Tensiones entre la historia y la verdad
Dice Tolstoi que la historia sería una cosa excelente si fuese siempre verdadera
Los filósofos de la historia, en particular Max Weber y Raymond Aron, lo han demostrado claramente en sus escritos, señalando que el punto de vista de un historiador es siempre relativo, por estar inmerso en “otro proceso” al momento de contarla.
Ciertas falsificaciones de la misma, transforman algunos hechos en transgresiones de la verdad, que promueven el ocultamiento de cuestiones que se tratan de evitar por resultar “inconvenientes”, o simplemente, porque “a un historiador le es prácticamente imposible acceder a TODOS los hechos que le permitan mantener una objetividad metodológica y de probidad personal que se llama IMPARCIALIDAD” (Revel).
La prueba de lo que sostenemos está en la “selección de pruebas” sobre hechos ocurridos, que pueden afectar algunas teorías personales del historiador, quien muchas veces utiliza sus investigaciones como instrumento para librar un combate ideológico y/o defender prejuicios culturales de una escuela histórica y/o política a la que pertenece.
Este mal se ha arraigado especialmente en algunos países subdesarrollados, que necesitan exaltar una épica que les permita justificar su manifiesta renuencia a aceptar las reglas de juego de un mundo que deviene del comportamiento alternativamente “oportuno o inoportuno” de los individuos cuando deben aceptar la realidad sin cortapisas. La Argentina no ha sido una excepción en este aspecto.
La manera de “manipular” las estadísticas termina siendo entonces una arbitrariedad por considerar solo una parte de la verdad, con el objeto de sostener un régimen político, un credo religioso o un descubrimiento científico, en relación al beneficio que pueda resultar de la adopción de los mismos.

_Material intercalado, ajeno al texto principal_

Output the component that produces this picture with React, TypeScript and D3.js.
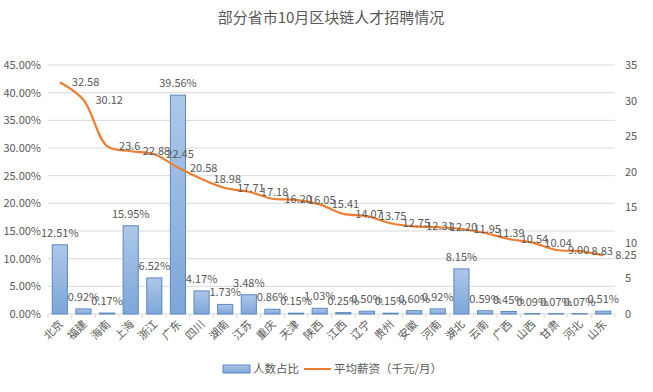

A mediados del siglo XIX, Michelet y Tocqueville se preocuparon por examinar minuciosamente algunos archivos provinciales franceses, tratando de extraer la historia del pensamiento imperante por entonces, en relación con ciertas verdades montadas para satisfacer determinados intereses particulares. Encontraron al hacerlo numerosas inconsistencias y falsedades que habían sido “pasadas por alto” (¿).
El kirchnerismo ha resultado ser un “maestro paradigmático” en este asunto de “inventar” una historia. Su advenimiento al poder y el catecismo revolucionario predicado nos han intrigado especialmente a quienes no hemos podido registrar antecedentes que prueben la veracidad de lo que siempre sostuvieron al respecto.
La imagen de una “revolución” inexistente, consistió más bien en el rodamiento de un plan de apropiación del poder, inoculando en la masa engatusada por Néstor y Cristina la “guarda” de un proceso que permitiera sostener una soberanía supuestamente postergada, sacralizando propuestas de una izquierda “aparente” para convertirlas en una proclama épica.
El kirchnerismo fue escondiendo así sus constantes fracasos detrás de falsedades que pretendió sostener para destruir un pasado supuestamente “indecente”, promoviendo una democracia de pensamiento único.
La lista de errores cometidos para encubrir su gran mentira histórica – que jamás aceptó discusión alguna sobre “lo verdadero y lo falso”-, ha terminado arrastrando finalmente al gobierno de Cristina Fernández por patrañas nacidas en la época de la presidencia de su marido.
Haber jugado la batalla de la “reconstrucción nacional” apoyándose en una izquierda en la que no creían (y que usaron cínicamente como argumento mientras se enriquecían escandalosamente), terminó por provocar la caída clamorosa de una realidad “pintada” que pretendía desplazar la verdad “verdadera”, manteniendo un compromiso “cero” con ella.
A eso se debe que el gobierno se vea enfrentado hoy a un sofisma político de resolución imposible, intentando explicarlo a partir de una “reinterpretación” que le permita girar en redondo 180a, cambiar de rumbo y salvarse. Es demasiado tarde y 2014 no es 2002. Ni en la Argentina, ni en el resto del mundo.
La “historia oficial” ha quedado al desnudo, aunque intenten apelar ahora a ciertas argucias semánticas, como acaba de hacer Zannini dirigiéndose a “una juventud partidaria maravillosa que brota por todas partes” (sic).
Esa juventud a la que solamente se ve “brotar” en cargos públicos muy bien remunerados desde los cuales están destrozando la administración pública.